I’m a sucker for lists. I first become of aware of John Scalzi’s 2005 novel Old Man’s War after seeing it on some best-of SFF list sandwiched square between Neil Gaiman’s American Gods and Patrick Rothfuss’ The Name of the Wind, two novels that I adore. Through more searching, I found that Scalzi is a prolific science fiction writer and blogger who has made a substantial impact on the science fiction community. Given the buzz, I was excited to dive into this novel.
Old Man’s War is unapologetically old school. If Robert Heinlein had been writing in the twenty-first century, he may well have produced something like this novel. The world of Old Man’s War is a (near?) future in which Earth is a minor player on a great galactic stage. On the fringes of the galaxy, humans fight for dominance against alien races. The Colonial Defense Forces, a militaristic group of humans who operate outside the boundaries of terrestrial laws, are the main fighting force behind this goal. The CDF has an interesting recruitment method—instead of bringing on young soldiers at the peak of physical fitness, they instead recruit only people who have reached the age of seventy-five. After two years of service, recruits are promised a home on one of the conquered worlds.
These recruits leave Earth to join the CDF after acknowledging that they can in no way return to the life they had led. John Perry, our protagonist, is one of these recruits. He leaves Earth, his family, and his memories behind for good. He soon finds out the reason the CDF can get away with recruiting people who are so old—their consciousnesses are transferred into physically perfect synthetic bodies that are capable of interfacing with computer systems and weaponry. Perry and the others recruits find themselves, at least physically, returned to a hyper-idealized version of youth.
This premise is immediately interesting, but I kept waiting for Old Man’s War to become more than just that neat premise. The concept of someone used to the deteriorating body of an old man being put into this perfect synthetic body is absolutely ripe for psychological and emotional conflict, but Scalzi never lets us in. Modern science fiction gives us complex character interiorities, and while Heinlein and his contemporaries may not have been as focused on such complexity, I think it was a missed opportunity for Scalzi to show us old concepts in a modern way. As it is, Perry never makes that leap into emotional verisimilitude. I never felt like I knew who he was. He is a character who is not conflicted at all about this new life, neither about his new status as a meta-human, nor about the alien races that he helps to slaughter.

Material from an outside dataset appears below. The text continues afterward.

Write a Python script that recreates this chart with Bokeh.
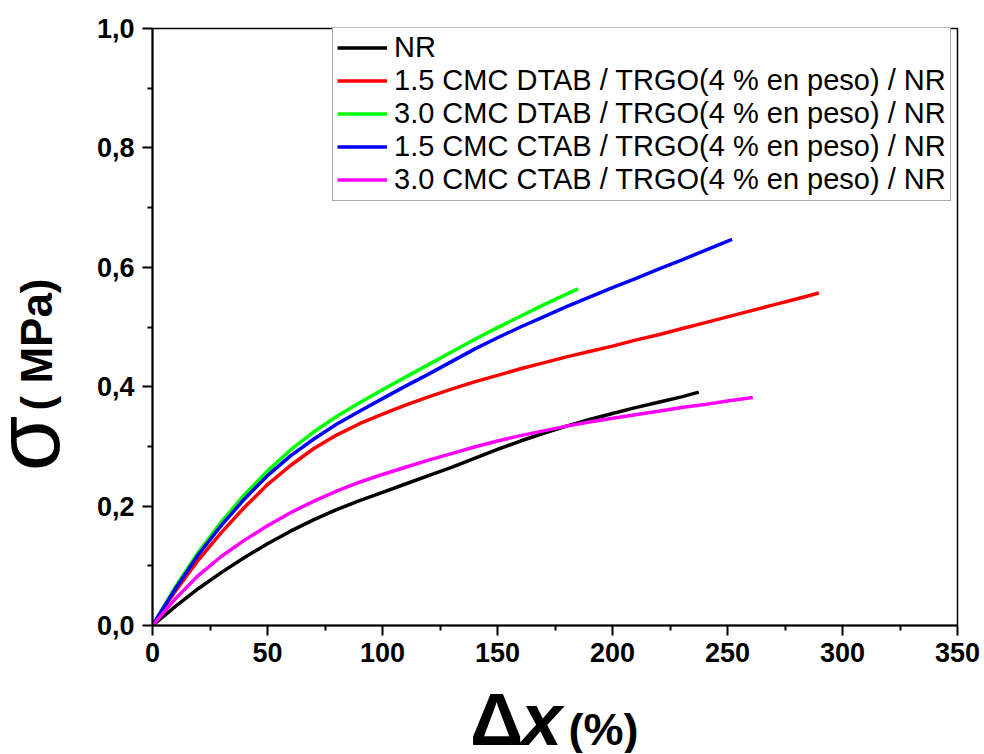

Old Man’s War is a novel that banks on its premise rather than on its characters, which is almost always a mistake. Great fiction comes from taking people the audience will care about, putting them into situations that force them to make hard decisions that illuminate their character, and to see them through to some sort of conclusion for forces them to change. Perry never really has to make any difficult choices. He just sort of goes along with everything because the very premise—that he serve two years of unquestioned service—requires that he must. Because of that, I found myself simply not caring about anything that happened. Nothing was at stake—not his humanity, not his mind, not his sense of self. All of these complexities are swept awkwardly under the rug.
It’s true that I probably came to Old Man’s War with unreasonable expectations. And perhaps my lack of literacy about old school science fiction prevented me from understanding the genre conventions that Scalzi was trying to investigate here. But by the end of the novel, I didn’t care about anything that was going on, which is the worst feeling to have about a novel.
Old Man’s War gets two pieces of lasagna out of five.